In the cash market, the outstanding €1bn OeVAG February 2012s were bid in the mid-50s (from their mid-swaps plus 50bp pricing level), while the five-year €1bn Erste Bank senior was bid at least 15bp wider in the low 80s, on February 27th. The Kommunalkredit Austria issue priced on February 27 for a three-year maturity, cleared at mid-swaps plus 85bp, in line with guidance, reflecting the new wider spreads.
Some respite came by eventually, when investor jitters about the sovereign were calmed by Fitch Ratings on March 4 when it affirmed the Republic's long-term foreign currency IDR at Triple A with a stable outlook. Austria's credit fundamentals were sufficiently strong to cover substantial losses on its banks' exposure to CEE without imperiling its Triple A status, said the rating agency.
Taking advantage of the stability triggered by the news, RZB chose that week to issue its second Austrian government-guaranteed offering, with a three year maturity. The €1.25bn deal at mid-swaps plus 85bp, offered a 60bp–65bp pick-up over the interpolated (January 2011s to July 2012s) government curve.
In quick succession, OeVAG too lined up its four-year maturity offering. It was the first such tenor issuance in the government-guaranteed senior debt market, in part chosen to suit the issuer's ALM considerations, but also signaling investor fatigue in three-year maturity. The borrower issued €1bn at mid-swaps plus 95bp in line with guidance.
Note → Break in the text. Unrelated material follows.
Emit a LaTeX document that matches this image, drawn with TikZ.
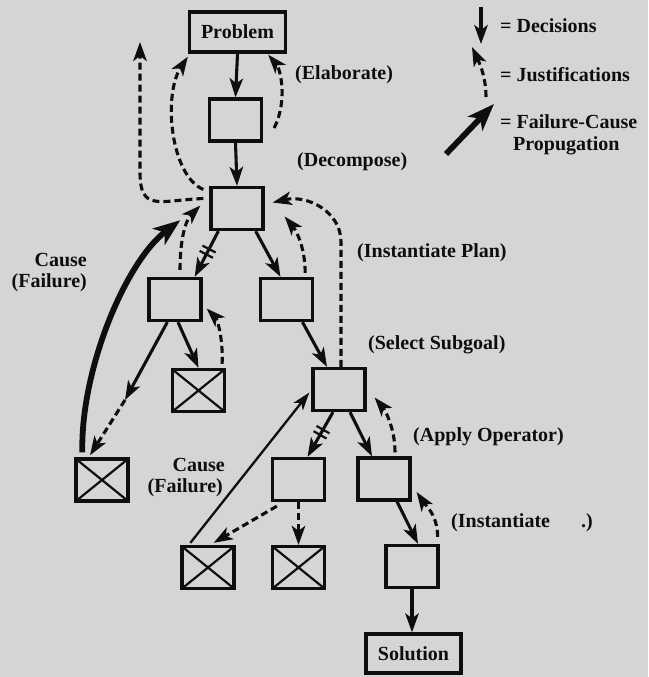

With the two most recent guaranteed deals from the jurisdiction, €1bn from Kommunalkredit Austria and €1.25bn from RZB (both in the three-year maturity), having cleared at mid-swaps plus 85bp, the issuer deemed it appropriate to offer a 10bp pick-up to compensate for the new issue's one-year longer duration.
Compared to the Spanish and Irish GG market, Austrian deals have largely held value in the secondary market. But unlike its German counterpart, the Austrian borrowers face higher cost of funding despite their Triple A ratings. "The government guaranteed debt market has made a credit market out of sovereigns," said a FIG DCM banker.
More could be imminent. "The market will not necessarily improve in the coming weeks, so there is no merit in biding time," said one banker.
Most of the Austrian deals have enjoyed considerable domestic support and good sponsorship from Germany and the UK. Bank investors were the main buyers of these bonds, followed by asset managers and central banks and agencies.
However, it is feared that the level of oversubscription seen on the Kommunalkredit trade (circa €1.2bn for a €1bn print size) is perhaps an indication of cooling off of demand and the limited liquidity available for the jurisdiction.